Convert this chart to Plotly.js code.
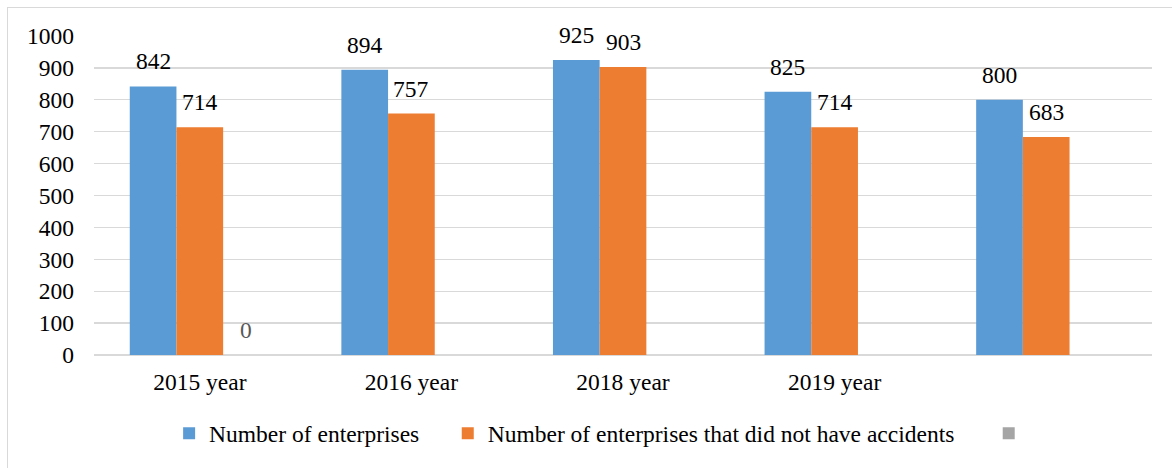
<!DOCTYPE html>
<html>
<head>
<meta charset="utf-8">
<script src="https://cdn.plot.ly/plotly-3.0.1.min.js"></script>
<style>
  html, body { margin: 0; padding: 0; background: #fff; }
  #wrap { position: relative; width: 1172px; height: 468px; overflow: hidden; }
  #frame { position: absolute; left: 7px; top: 7px; width: 1300px; height: 600px;
           border-left: 1px solid #d9d9d9; border-top: 1px solid #d9d9d9; }
  #chart { position: absolute; left: 0; top: 0; width: 1172px; height: 468px; }
</style>
</head>
<body>
<div id="wrap">
  <div id="frame"></div>
  <div id="chart"></div>
</div>
<script>
// ---- data ----
var categories = ['2015 year', '2016 year', '2018 year', '2019 year', ''];
var enterprises = [842, 894, 925, 825, 800];
var noAccidents = [714, 757, 903, 714, 683];
var thirdSeries = [0, null, null, null, null];
var seriesNames = ['Number of enterprises', 'Number of enterprises that did not have accidents', ''];
var yTicks = [0, 100, 200, 300, 400, 500, 600, 700, 800, 900, 1000];

// ---- styling ----
var FONT = 'Liberation Serif';
var FS = 23.5;
var colors = ['#5b9bd5', '#ed7d31', '#a5a5a5'];
var labelColors = ['#000000', '#000000', '#595959'];
var W = 1172, H = 468;
var margin = { l: 94, r: 20, t: 36, b: 111 };
var bargap = 0.338;

var xIdx = categories.map(function (_, i) { return i; });
var allSeries = [enterprises, noAccidents, thirdSeries];
var nbsp = '\u00a0';
var legendPad = [nbsp + nbsp + nbsp + nbsp, nbsp + nbsp + nbsp + nbsp + nbsp, nbsp];

var traces = allSeries.map(function (vals, s) {
  return {
    type: 'bar',
    x: xIdx,
    y: vals,
    name: seriesNames[s] + legendPad[s],
    marker: { color: colors[s], line: { width: 0 } },
    hoverinfo: 'skip'
  };
});

// data labels via annotations placed on the bar tops
var plotW = W - margin.l - margin.r;
var barW = plotW / categories.length * (1 - bargap) / allSeries.length;
var annotations = [];
allSeries.forEach(function (vals, s) {
  vals.forEach(function (v, j) {
    if (v === null) return;
    annotations.push({
      x: xIdx[j], y: v, xref: 'x', yref: 'y',
      text: String(v), showarrow: false,
      xanchor: 'center', yanchor: 'bottom',
      xshift: (s - (allSeries.length - 1) / 2) * barW,
      yshift: 10,
      font: { family: FONT, size: FS, color: labelColors[s] }
    });
  });
});

var layout = {
  width: W, height: H,
  margin: margin,
  paper_bgcolor: 'rgba(0,0,0,0)',
  plot_bgcolor: 'rgba(0,0,0,0)',
  barmode: 'group',
  bargap: bargap,
  bargroupgap: 0,
  font: { family: FONT, size: FS, color: '#000' },
  xaxis: {
    tickmode: 'array', tickvals: xIdx, ticktext: categories,
    range: [-0.5, categories.length - 0.5],
    showgrid: false, zeroline: false, showline: false, ticks: '',
    ticklabelstandoff: 10,
    tickfont: { family: FONT, size: FS, color: '#000' }
  },
  yaxis: {
    range: [0, 1000], tickmode: 'array', tickvals: yTicks,
    showgrid: true, gridcolor: '#d9d9d9', gridwidth: 1.3,
    zeroline: true, zerolinecolor: '#d9d9d9', zerolinewidth: 1.3,
    showline: false, ticks: '',
    ticklabelstandoff: 19,
    tickfont: { family: FONT, size: FS, color: '#000' }
  },
  showlegend: true,
  legend: {
    orientation: 'h', x: 0.071, xanchor: 'left', y: -0.246, yanchor: 'middle',
    font: { family: FONT, size: FS, color: '#000' },
    bgcolor: 'rgba(0,0,0,0)', traceorder: 'normal'
  },
  annotations: annotations,
  hovermode: false
};

Plotly.newPlot('chart', traces, layout, { displayModeBar: false, staticPlot: true });
</script>
</body>
</html>
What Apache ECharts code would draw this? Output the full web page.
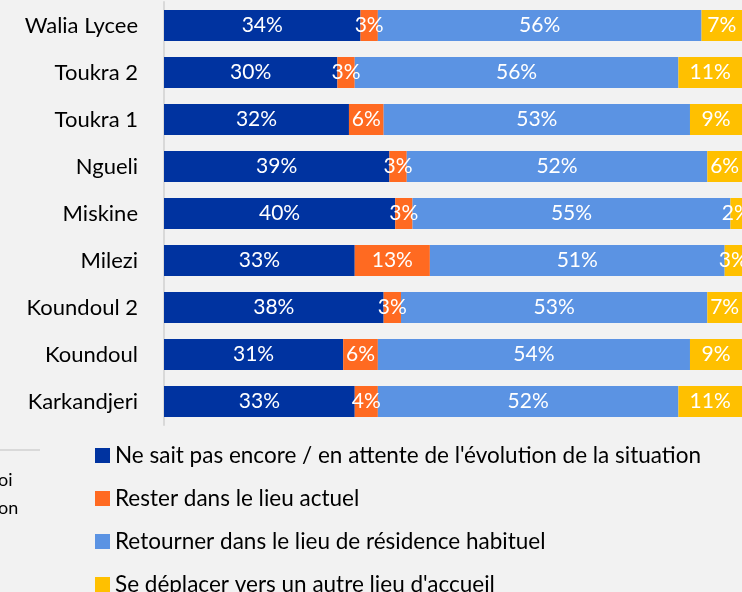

━━━━━━

§ AIM OF THE TASK
Leaving all pictures aside, quote each record exactly.

§ EXERCISE ANSWER
Convert this chart to Plotly.js code.
<!DOCTYPE html>
<html>
<head>
<meta charset="utf-8">
<script src="https://cdn.plot.ly/plotly-3.0.1.min.js"></script>
<style>
  html, body { margin: 0; padding: 0; background: #fff; }
  #wrap { position: relative; width: 1172px; height: 468px; overflow: hidden; }
  #frame { position: absolute; left: 7px; top: 7px; width: 1300px; height: 600px;
           border-left: 1px solid #d9d9d9; border-top: 1px solid #d9d9d9; }
  #chart { position: absolute; left: 0; top: 0; width: 1172px; height: 468px; }
</style>
</head>
<body>
<div id="wrap">
  <div id="frame"></div>
  <div id="chart"></div>
</div>
<script>
// ---- data ----
var categories = ['2015 year', '2016 year', '2018 year', '2019 year', ''];
var enterprises = [842, 894, 925, 825, 800];
var noAccidents = [714, 757, 903, 714, 683];
var thirdSeries = [0, null, null, null, null];
var seriesNames = ['Number of enterprises', 'Number of enterprises that did not have accidents', ''];
var yTicks = [0, 100, 200, 300, 400, 500, 600, 700, 800, 900, 1000];

// ---- styling ----
var FONT = 'Liberation Serif';
var FS = 23.5;
var colors = ['#5b9bd5', '#ed7d31', '#a5a5a5'];
var labelColors = ['#000000', '#000000', '#595959'];
var W = 1172, H = 468;
var margin = { l: 94, r: 20, t: 36, b: 111 };
var bargap = 0.338;

var xIdx = categories.map(function (_, i) { return i; });
var allSeries = [enterprises, noAccidents, thirdSeries];
var nbsp = '\u00a0';
var legendPad = [nbsp + nbsp + nbsp + nbsp, nbsp + nbsp + nbsp + nbsp + nbsp, nbsp];

var traces = allSeries.map(function (vals, s) {
  return {
    type: 'bar',
    x: xIdx,
    y: vals,
    name: seriesNames[s] + legendPad[s],
    marker: { color: colors[s], line: { width: 0 } },
    hoverinfo: 'skip'
  };
});

// data labels via annotations placed on the bar tops
var plotW = W - margin.l - margin.r;
var barW = plotW / categories.length * (1 - bargap) / allSeries.length;
var annotations = [];
allSeries.forEach(function (vals, s) {
  vals.forEach(function (v, j) {
    if (v === null) return;
    annotations.push({
      x: xIdx[j], y: v, xref: 'x', yref: 'y',
      text: String(v), showarrow: false,
      xanchor: 'center', yanchor: 'bottom',
      xshift: (s - (allSeries.length - 1) / 2) * barW,
      yshift: 10,
      font: { family: FONT, size: FS, color: labelColors[s] }
    });
  });
});

var layout = {
  width: W, height: H,
  margin: margin,
  paper_bgcolor: 'rgba(0,0,0,0)',
  plot_bgcolor: 'rgba(0,0,0,0)',
  barmode: 'group',
  bargap: bargap,
  bargroupgap: 0,
  font: { family: FONT, size: FS, color: '#000' },
  xaxis: {
    tickmode: 'array', tickvals: xIdx, ticktext: categories,
    range: [-0.5, categories.length - 0.5],
    showgrid: false, zeroline: false, showline: false, ticks: '',
    ticklabelstandoff: 10,
    tickfont: { family: FONT, size: FS, color: '#000' }
  },
  yaxis: {
    range: [0, 1000], tickmode: 'array', tickvals: yTicks,
    showgrid: true, gridcolor: '#d9d9d9', gridwidth: 1.3,
    zeroline: true, zerolinecolor: '#d9d9d9', zerolinewidth: 1.3,
    showline: false, ticks: '',
    ticklabelstandoff: 19,
    tickfont: { family: FONT, size: FS, color: '#000' }
  },
  showlegend: true,
  legend: {
    orientation: 'h', x: 0.071, xanchor: 'left', y: -0.246, yanchor: 'middle',
    font: { family: FONT, size: FS, color: '#000' },
    bgcolor: 'rgba(0,0,0,0)', traceorder: 'normal'
  },
  annotations: annotations,
  hovermode: false
};

Plotly.newPlot('chart', traces, layout, { displayModeBar: false, staticPlot: true });
</script>
</body>
</html>
What Apache ECharts code would draw this? Output the full web page.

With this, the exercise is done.